— Start —

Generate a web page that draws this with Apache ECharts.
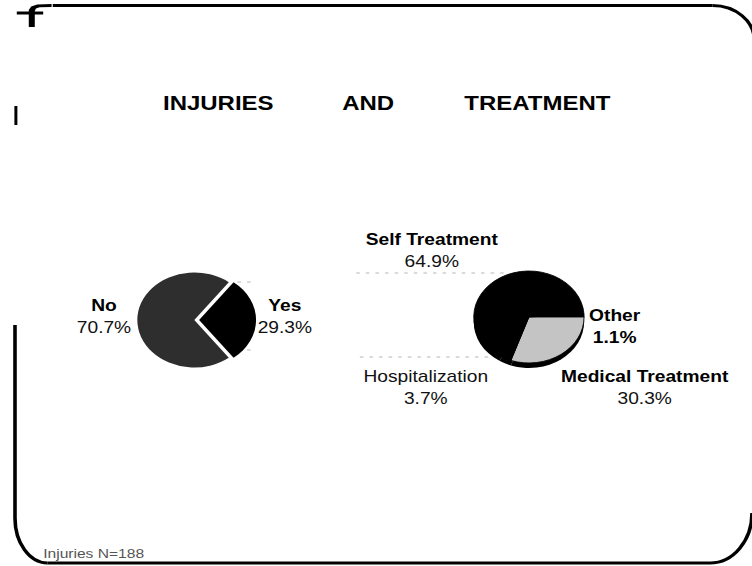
<!DOCTYPE html>
<html>
<head>
<meta charset="utf-8">
<script src="https://cdn.jsdelivr.net/npm/echarts@6/dist/echarts.min.js"></script>
<style>
  html, body { margin: 0; padding: 0; background: #fff; overflow: hidden; }
  #wrap { width: 752px; height: 566px; overflow: hidden; position: relative; }
  /* the slide is laid out at 627 px and widened to the 752 px frame */
  #chart { width: 627px; height: 566px; transform: scaleX(1.19936); transform-origin: 0 0; }
</style>
</head>
<body>
<div id="wrap"><div id="chart"></div></div>
<script>
// ---- data ----
const titleWords = ['INJURIES', 'AND', 'TREATMENT'];
const injuryCategories = ['Yes', 'No'];
const injuryShares = [29.3, 70.7];
const treatmentCategories = ['Other', 'Medical Treatment', 'Hospitalization', 'Self Treatment'];
const treatmentShares = [1.1, 30.3, 3.7, 64.9];
const footnote = 'Injuries N=188';

// ---- styling ----
const injuryColors = ['#000000', '#2e2e2e'];
const treatmentColors = ['#000000', '#c4c4c4', '#000000', '#000000'];
const lightNames = ['Hospitalization'];
const boldValues = ['Other'];
const FONT = '"Liberation Sans", Arial, sans-serif';

// label anchors (centre of the two-line label)
const injuryLabelPos = [[237.5, 317], [86.7, 317]];
const treatmentLabelPos = [[512.5, 327], [537.5, 388], [355, 388], [360, 251]];
const titleX = [182, 307, 448];

const fmtLabel = p => {
  const n = lightNames.includes(p.name) ? 'nl' : 'n';
  const v = boldValues.includes(p.name) ? 'vb' : 'v';
  return '{' + n + '|' + p.name + '}\n{' + v + '|' + p.value.toFixed(1) + '%}';
};
const labelRich = {
  n:  { fontFamily: FONT, fontSize: 16, fontWeight: 'bold', color: '#000', lineHeight: 22 },
  nl: { fontFamily: FONT, fontSize: 16, fontWeight: 'normal', color: '#111', lineHeight: 22 },
  v:  { fontFamily: FONT, fontSize: 16, fontWeight: 'normal', color: '#111', lineHeight: 22 },
  vb: { fontFamily: FONT, fontSize: 16, fontWeight: 'bold', color: '#000', lineHeight: 22 }
};
const baseLabel = {
  show: true, position: 'outside', formatter: fmtLabel, rich: labelRich,
  align: 'center', overflow: 'none', width: 200
};
const pinTo = list => p => {
  const a = list[p.dataIndex];
  return { x: a[0], y: a[1], align: 'center', verticalAlign: 'middle' };
};

// injury pie: the "Yes" slice is pulled out to the right along its mid-angle
const PIE_C = [162, 320];
const PULL = 4;
const yesStart = injuryShares[0] / 100 * 180;   // slice centred on 3 o'clock
const pulledCenter = [PIE_C[0] + PULL, PIE_C[1]];

const injuryBody = injuryCategories.map((c, i) => ({
  name: c, value: injuryShares[i],
  itemStyle: { color: i === 0 ? 'rgba(0,0,0,0)' : injuryColors[i] }
}));
const injuryPulled = injuryCategories.map((c, i) => ({
  name: c, value: injuryShares[i],
  itemStyle: { color: i === 0 ? injuryColors[i] : 'rgba(0,0,0,0)' }
}));
const treatmentData = treatmentCategories.map((c, i) => ({
  name: c, value: treatmentShares[i], itemStyle: { color: treatmentColors[i] }
}));

// ---- slide frame: straight runs and rounded corners ----
const K = 0.5523;
const frameLines = [
  [44, 5.5, 594, 5.5],
  [12.5, 325, 12.5, 518],
  [39.5, 563, 592, 563]
];
const frameCorners = [
  { x1: 594, y1: 5.5, x2: 629, y2: 40.5, cpx1: 594 + K * 35, cpy1: 5.5, cpx2: 629, cpy2: 40.5 - K * 35 },
  { x1: 12.5, y1: 518, x2: 39.5, y2: 563, cpx1: 12.5, cpy1: 518 + K * 45, cpx2: 39.5 - K * 27, cpy2: 563 },
  { x1: 592, y1: 563, x2: 627, y2: 513, cpx1: 592 + K * 35, cpy1: 563, cpx2: 627, cpy2: 513 + K * 50 }
];
const frameStyle = { fill: null, stroke: '#000', lineWidth: 3 };

const chart = echarts.init(document.getElementById('chart'), null, { renderer: 'svg' });
chart.setOption({
  animation: false,
  backgroundColor: '#ffffff',
  series: [
    {
      type: 'pie', name: 'Injuries',
      center: PIE_C, radius: 47.5,
      startAngle: yesStart, clockwise: true,
      data: injuryBody,
      label: baseLabel,
      labelLine: { show: false },
      labelLayout: pinTo(injuryLabelPos),
      itemStyle: { borderWidth: 0 },
      emphasis: { disabled: true },
      z: 2
    },
    {
      type: 'pie', name: 'Injuries (pulled slice)',
      center: pulledCenter, radius: 47.5,
      startAngle: yesStart, clockwise: true,
      data: injuryPulled,
      label: { show: false }, labelLine: { show: false },
      itemStyle: { borderWidth: 0 },
      silent: true, emphasis: { disabled: true },
      z: 2
    },
    {
      // side wall of the treatment pie
      type: 'pie', name: 'depth',
      center: [441, 322], radius: 46,
      startAngle: treatmentShares[0] / 100 * 360,
      data: treatmentData.map(d => ({ name: d.name, value: d.value, itemStyle: { color: '#000' } })),
      label: { show: false }, labelLine: { show: false },
      silent: true, emphasis: { disabled: true },
      itemStyle: { borderWidth: 0 },
      z: 1
    },
    {
      type: 'pie', name: 'Treatment',
      center: [441, 317], radius: 46,
      startAngle: treatmentShares[0] / 100 * 360,
      clockwise: true,
      data: treatmentData,
      label: baseLabel,
      labelLine: { show: false },
      labelLayout: pinTo(treatmentLabelPos),
      itemStyle: { borderColor: '#000', borderWidth: 0.8 },
      emphasis: { disabled: true },
      z: 2
    }
  ],
  graphic: [
    ...titleWords.map((w, i) => ({
      type: 'text', x: titleX[i], y: 103,
      style: { text: w, font: 'bold 20px ' + FONT, fill: '#000', textAlign: 'center', textVerticalAlign: 'middle' }
    })),
    ...frameLines.map(l => ({
      type: 'line', shape: { x1: l[0], y1: l[1], x2: l[2], y2: l[3] }, style: frameStyle
    })),
    ...frameCorners.map(c => ({ type: 'bezierCurve', shape: c, style: frameStyle })),
    // corner mark and stray tick on the left edge
    { type: 'polygon', shape: { points: [[24, 27], [24, 10], [26, 6.5], [31, 4.5], [43, 4], [43, 7], [33, 7.2], [30, 8.5], [29, 11], [29, 27]] },
      style: { fill: '#000' } },
    { type: 'rect', shape: { x: 14, y: 11.5, width: 22, height: 3 }, style: { fill: '#000' } },
    { type: 'rect', shape: { x: 12, y: 106, width: 2.5, height: 19 }, style: { fill: '#000' } },
    // faint leader lines
    ...[[297, 273, 423, 273], [300, 357, 417, 357], [198, 282, 210, 282], [206, 350, 210, 350]].map(l => ({
      type: 'line', shape: { x1: l[0], y1: l[1], x2: l[2], y2: l[3] },
      style: { stroke: '#b8b8b8', lineWidth: 1, lineDash: [3, 5] }
    })),
    {
      type: 'text', x: 36, y: 553,
      style: { text: footnote, font: '13px ' + FONT, fill: '#555', textAlign: 'left', textVerticalAlign: 'middle' }
    }
  ]
});
</script>
</body>
</html>
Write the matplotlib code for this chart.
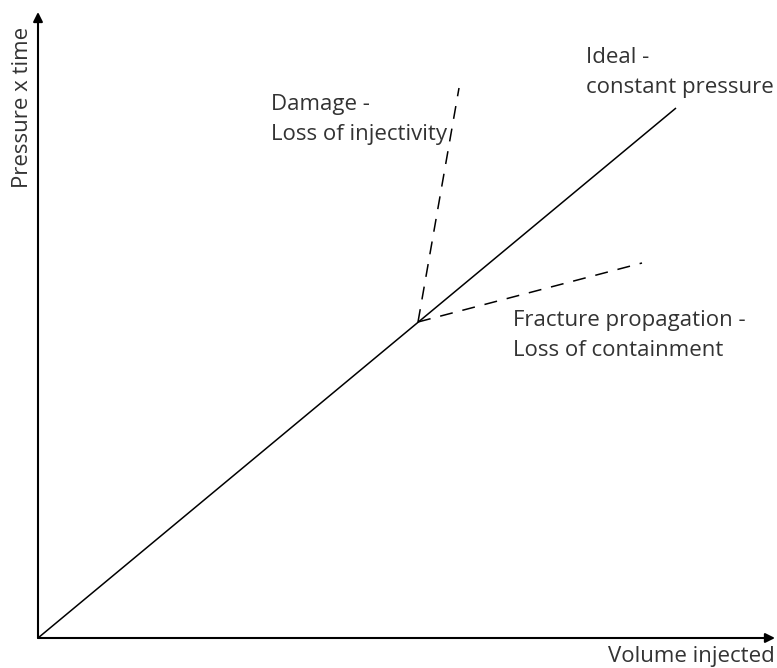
import matplotlib.pyplot as plt

plt.rcParams['font.family'] = ['Open Sans', 'DejaVu Sans']

# values (pixel-like units from the origin)
ideal_x = [0, 638]
ideal_y = [0, 530]
damage_x = [380, 421]
damage_y = [316, 550]
fracture_x = [380, 604]
fracture_y = [316, 375]
x_axis_end = 737
y_axis_end = 626

labels = {
    'ideal': 'Ideal -\nconstant pressure',
    'damage': 'Damage -\nLoss of injectivity',
    'fracture': 'Fracture propagation -\nLoss of containment',
}

fig = plt.figure(figsize=(7.77, 6.68), dpi=100)
ax = fig.add_axes([38/777, 30/668, 739/777, 638/668])
ax.set_xlim(0, 739)
ax.set_ylim(0, 638)
ax.axis('off')

txt = '#333333'

# axes arrows
ax.annotate('', xy=(x_axis_end, 0), xytext=(0, 0),
            arrowprops=dict(arrowstyle='-|>', color='black', lw=1.5,
                            mutation_scale=14, shrinkA=0, shrinkB=0))
ax.annotate('', xy=(0, y_axis_end), xytext=(0, 0),
            arrowprops=dict(arrowstyle='-|>', color='black', lw=1.5,
                            mutation_scale=14, shrinkA=0, shrinkB=0))

ax.plot(ideal_x, ideal_y, color='black', lw=1.1, solid_capstyle='butt')
ax.plot(damage_x, damage_y, color='black', lw=1.1, dashes=(8.5, 6.5))
ax.plot(fracture_x, fracture_y, color='black', lw=1.1, dashes=(8.5, 6.5))

ax.text(548, 545, labels['ideal'], fontsize=16, color=txt,
        ha='left', va='baseline', linespacing=1.55)
ax.text(233, 498, labels['damage'], fontsize=16, color=txt,
        ha='left', va='baseline', linespacing=1.55)
ax.text(475, 282, labels['fracture'], fontsize=16, color=txt,
        ha='left', va='baseline', linespacing=1.55)

fig.text(775/777, 6/668, 'Volume injected', fontsize=16, color=txt,
         ha='right', va='baseline')
fig.text(23/777, 1 - 107/668, 'Pressure x time', fontsize=16, color=txt,
         ha='center', va='center', rotation=90)

fig.savefig('out.png', dpi=100)
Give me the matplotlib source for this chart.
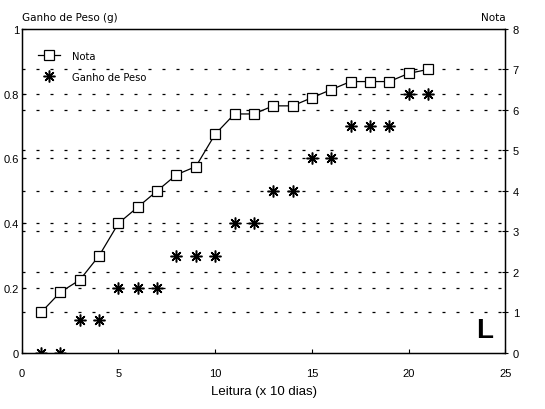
import matplotlib.pyplot as plt

leitura = list(range(1, 22))
nota = [1.0, 1.5, 1.8, 2.4, 3.2, 3.6, 4.0, 4.4, 4.6, 5.4, 5.9, 5.9, 6.1, 6.1,
        6.3, 6.5, 6.7, 6.7, 6.7, 6.9, 7.0]
ganho = [0, 0, 0.1, 0.1, 0.2, 0.2, 0.2, 0.3, 0.3, 0.3, 0.4, 0.4, 0.5, 0.5,
         0.6, 0.6, 0.7, 0.7, 0.7, 0.8, 0.8]

left_ticks = [0, 0.2, 0.4, 0.6, 0.8, 1]
left_labels = ['0', '0.2', '0.4', '0.6', '0.8', '1']
right_ticks = [0, 1, 2, 3, 4, 5, 6, 7, 8]
x_ticks = [0, 5, 10, 15, 20, 25]

plt.rcParams['font.family'] = ['Liberation Sans', 'DejaVu Sans']

fig = plt.figure(figsize=(5.45, 4.10), dpi=100)
ax = fig.add_axes([0.040, 0.137, 0.887, 0.790])
ax2 = ax.twinx()

grid_style = dict(color='black', linewidth=0.9, linestyle=(0, (2.4, 8.8)))
for t in left_ticks[1:-1]:
    ax.axhline(t, **grid_style, zorder=0)
for t in right_ticks[1:-1]:
    ax2.axhline(t, **grid_style, zorder=0)

ax.set_xlim(0, 25)
ax.set_ylim(0, 1)
ax2.set_ylim(0, 8)

ax.plot(leitura, ganho, linestyle='none', marker=(8, 2, 0), markersize=8.5,
        color='black', markeredgewidth=1.1, label='Ganho de Peso', zorder=3)
ax2.plot(leitura, nota, color='black', linewidth=0.9, marker='s', markersize=6.5,
         markerfacecolor='white', markeredgecolor='black', markeredgewidth=0.9,
         label='Nota', zorder=3)

ax.set_xticks(x_ticks)
ax.set_yticks(left_ticks)
ax.set_yticklabels(left_labels)
ax2.set_yticks(right_ticks)
ax.tick_params(axis='both', direction='in', labelsize=8, length=3, width=0.8)
ax.tick_params(axis='x', pad=11)
ax.tick_params(axis='y', pad=2)
ax2.tick_params(axis='y', direction='inout', labelsize=8, length=5, width=0.8, pad=3)

for sp in ax.spines.values():
    sp.set_linewidth(1.0)

ax.set_xlabel('Leitura (x 10 dias)', fontsize=9.5, labelpad=5)
fig.text(0.040, 0.945, 'Ganho de Peso (g)', fontsize=7.5, ha='left', va='bottom',
         family=['DejaVu Sans'])
fig.text(0.927, 0.945, 'Nota', fontsize=7.5, ha='right', va='bottom',
         family=['DejaVu Sans'])

h1, l1 = ax2.get_legend_handles_labels()
h2, l2 = ax.get_legend_handles_labels()
leg = ax.legend(h1 + h2, l1 + l2, loc='upper left', bbox_to_anchor=(0.015, 0.96),
                frameon=False, handlelength=2.2, handletextpad=1.2, labelspacing=1.1,
                prop={'family': 'DejaVu Sans', 'size': 7.2})
leg.set_zorder(5)

ax.text(0.975, 0.03, 'L', transform=ax.transAxes, fontsize=20, fontweight='bold',
        ha='right', va='bottom')

fig.savefig('out.png', dpi=100)
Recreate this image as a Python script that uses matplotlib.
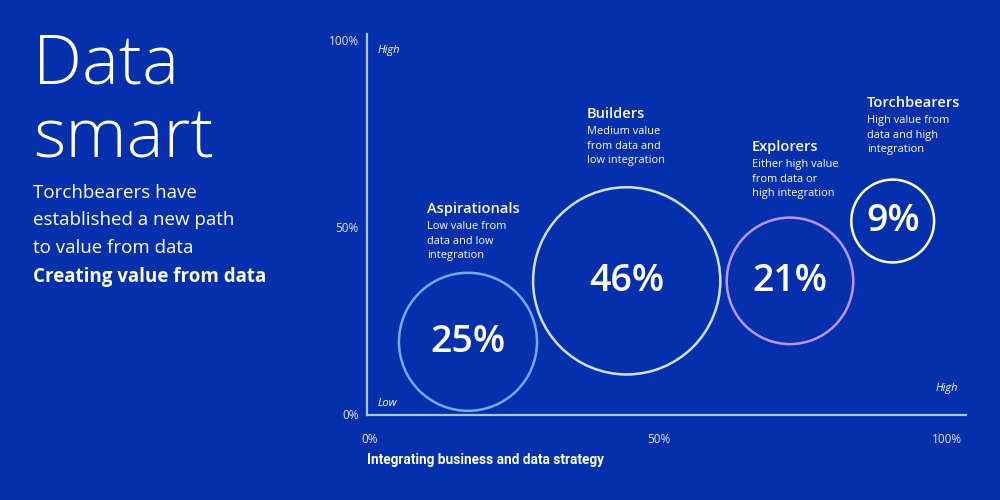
import matplotlib
matplotlib.use("Agg")
import matplotlib.pyplot as plt

# ---- data ----
segments = ["Aspirationals", "Builders", "Explorers", "Torchbearers"]
shares = [25, 46, 21, 9]                       # % of organisations (bubble size)
x_integration = [17.0, 44.5, 72.8, 90.6]       # Integrating business and data strategy (%)
y_value = [19.3, 35.6, 35.6, 51.6]             # Value from data (%)
descriptions = [
    "Low value from\ndata and low\nintegration",
    "Medium value\nfrom data and\nlow integration",
    "Either high value\nfrom data or\nhigh integration",
    "High value from\ndata and high\nintegration",
]
edge_colors = ["#78a9ff", "#d0e2ff", "#be95ff", "#ffffff"]
x_ticks = [0, 50, 100]
y_ticks = [0, 50, 100]
tick_labels = ["0%", "50%", "100%"]

BG = "#0530ad"
AX_COL = "#a6c8ff"
TXT = "#ffffff"
SOFT = "#e4eaff"
FONT = ["Open Sans", "DejaVu Sans"]
NARROW = ["Roboto", "DejaVu Sans"]

W, H = 1000, 500
fig = plt.figure(figsize=(10, 5), dpi=100, facecolor=BG)

def fx(px):
    return px / W

def fy(py):
    return 1 - py / H

ax = fig.add_axes([fx(367), fy(415), fx(966) - fx(367), fy(34) - fy(415)])
ax.set_facecolor(BG)
ax.set_xlim(-0.5, 103.3)
ax.set_ylim(-0.27, 101.6)

for s in ["top", "right"]:
    ax.spines[s].set_visible(False)
for s in ["left", "bottom"]:
    ax.spines[s].set_color(AX_COL)
    ax.spines[s].set_linewidth(1.6)

ax.set_xticks(x_ticks)
ax.set_xticklabels(tick_labels)
ax.set_yticks(y_ticks)
ax.set_yticklabels(tick_labels)
ax.tick_params(axis="both", length=0, colors=SOFT, labelsize=8.5)
ax.tick_params(axis="x", pad=13)
ax.tick_params(axis="y", pad=6)
for lab in ax.get_xticklabels() + ax.get_yticklabels():
    lab.set_family(FONT)

# bubbles
k = 395
ax.scatter(x_integration, y_value, s=[v * k for v in shares],
           facecolors="none", edgecolors=edge_colors, linewidths=1.8, zorder=3)

for xv, yv, v in zip(x_integration, y_value, shares):
    ax.text(xv, yv, f"{v}%", ha="center", va="center", color=TXT,
            fontsize=27, fontweight="semibold", family=FONT, zorder=4)

# segment labels (pixel positions of label blocks)
label_pos = [(427, 209), (587, 114), (752, 147), (867, 103)]
for (lx, ly), name, desc in zip(label_pos, segments, descriptions):
    fig.text(fx(lx), fy(ly), name, ha="left", va="center", color=TXT,
             fontsize=10.5, fontweight="semibold", family=FONT)
    fig.text(fx(lx), fy(ly + 12), desc, ha="left", va="top", color=TXT,
             fontsize=7.9, family=FONT, linespacing=1.45)

# axis end labels
fig.text(fx(378), fy(51), "High", ha="left", va="center", color=TXT,
         fontsize=8, style="italic", family=FONT)
fig.text(fx(378), fy(403), "Low", ha="left", va="center", color=TXT,
         fontsize=8, style="italic", family=FONT)
fig.text(fx(958), fy(388), "High", ha="right", va="center", color=TXT,
         fontsize=8, style="italic", family=FONT)

# x axis title
fig.text(fx(367), fy(460), "Integrating business and data strategy", ha="left",
         va="center", color=TXT, fontsize=9.8, fontweight="bold", family=NARROW)

# left panel text
fig.text(fx(33), fy(83), "Data", ha="left", va="baseline", color=TXT,
         fontsize=50, fontweight="light", family=FONT)
fig.text(fx(33), fy(157), "smart", ha="left", va="baseline", color=TXT,
         fontsize=50, fontweight="light", family=FONT)
fig.text(fx(33), fy(193), "Torchbearers have", ha="left", va="center",
         color=TXT, fontsize=13.5, family=FONT)
fig.text(fx(33), fy(220), "established a new path", ha="left", va="center",
         color=TXT, fontsize=13.5, family=FONT)
fig.text(fx(33), fy(248), "to value from data", ha="left", va="center",
         color=TXT, fontsize=13.5, family=FONT)
fig.text(fx(33), fy(277), "Creating value from data", ha="left", va="center",
         color=TXT, fontsize=13.5, fontweight="bold", family=FONT)

fig.savefig("out.png", dpi=100, facecolor=BG)
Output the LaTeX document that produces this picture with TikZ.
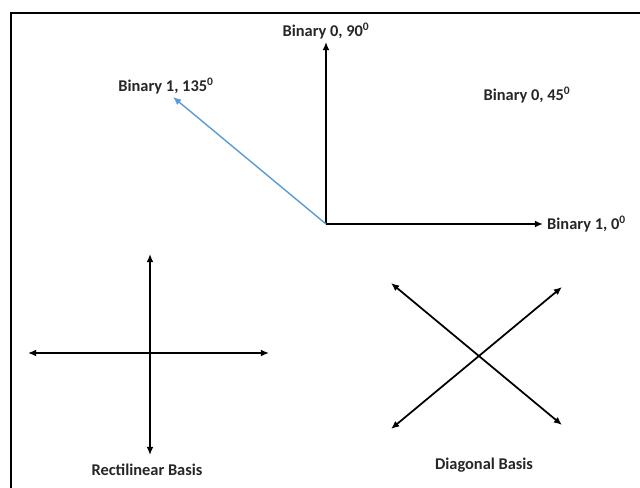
\documentclass[tikz,border=0pt]{standalone}
\usepackage{fontspec}
\setmainfont{Carlito}
\usepackage{tikz}
\usetikzlibrary{arrows.meta}
\definecolor{photonblue}{RGB}{91,155,213}

\begin{document}
\begin{tikzpicture}[x=0.03cm,y=-0.03cm,
        vec/.style={line width=1.5pt,-{Latex[length=7pt,width=6pt]}},
        dvec/.style={line width=1.5pt,{Latex[length=7pt,width=6pt]}-{Latex[length=7pt,width=6pt]}},
        lbl/.style={font=\fontsize{14}{16}\selectfont\bfseries,text=black!85,inner sep=0pt}]
        \useasboundingbox (0,0) rectangle (640,488);
        \draw[line width=1.6pt] (640,13) -- (11,13) -- (11,488);

        % Polarisation states
        \coordinate (o) at (326,224);
        \coordinate (t90) at (326,42);
        \coordinate (t0) at (543,224);
        \coordinate (t135) at (173,97);

        \draw[vec] (o) -- (t90);
        \draw[vec] (o) -- (t0);
        \draw[vec,photonblue,line width=1.2pt] (o) -- (t135);

        \node[lbl] (b90) at (326,31) {Binary 0, 90\textsuperscript{0}};
        \node[lbl,anchor=west] (b0) at (547,224) {Binary 1, 0\textsuperscript{0}};
        \node[lbl] (b135) at (166,86) {Binary 1, 135\textsuperscript{0}};
        \node[lbl] (b45) at (527,95) {Binary 0, 45\textsuperscript{0}};

        % Rectilinear basis
        \coordinate (rn) at (150,254);
        \coordinate (rs) at (150,455);
        \coordinate (rw) at (28,353);
        \coordinate (re) at (269,353);
        \draw[dvec] (rs) -- (rn);
        \draw[dvec] (rw) -- (re);
        \node[lbl] (rect) at (147,470) {Rectilinear Basis};

        % Diagonal basis
        \coordinate (dnw) at (391,283);
        \coordinate (dne) at (562,287);
        \coordinate (dsw) at (391,429);
        \coordinate (dse) at (562,425);
        \draw[dvec] (dnw) -- (dse);
        \draw[dvec] (dsw) -- (dne);
        \node[lbl] (diag) at (484,465) {Diagonal Basis};
\end{tikzpicture}
\end{document}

— End —

▶ [What you will do]:
From the entries above, copy exactly the lines starting at the one with "Write the matplotlib code for this chart." and stopping at the one with "plt.rcParams['font.family'] = ['Open", keeping both ends. Drop the pictures.

▶ [Exercise answer]:
Write the matplotlib code for this chart.
import matplotlib.pyplot as plt

plt.rcParams['font.family'] = ['Open Sans', 'DejaVu Sans']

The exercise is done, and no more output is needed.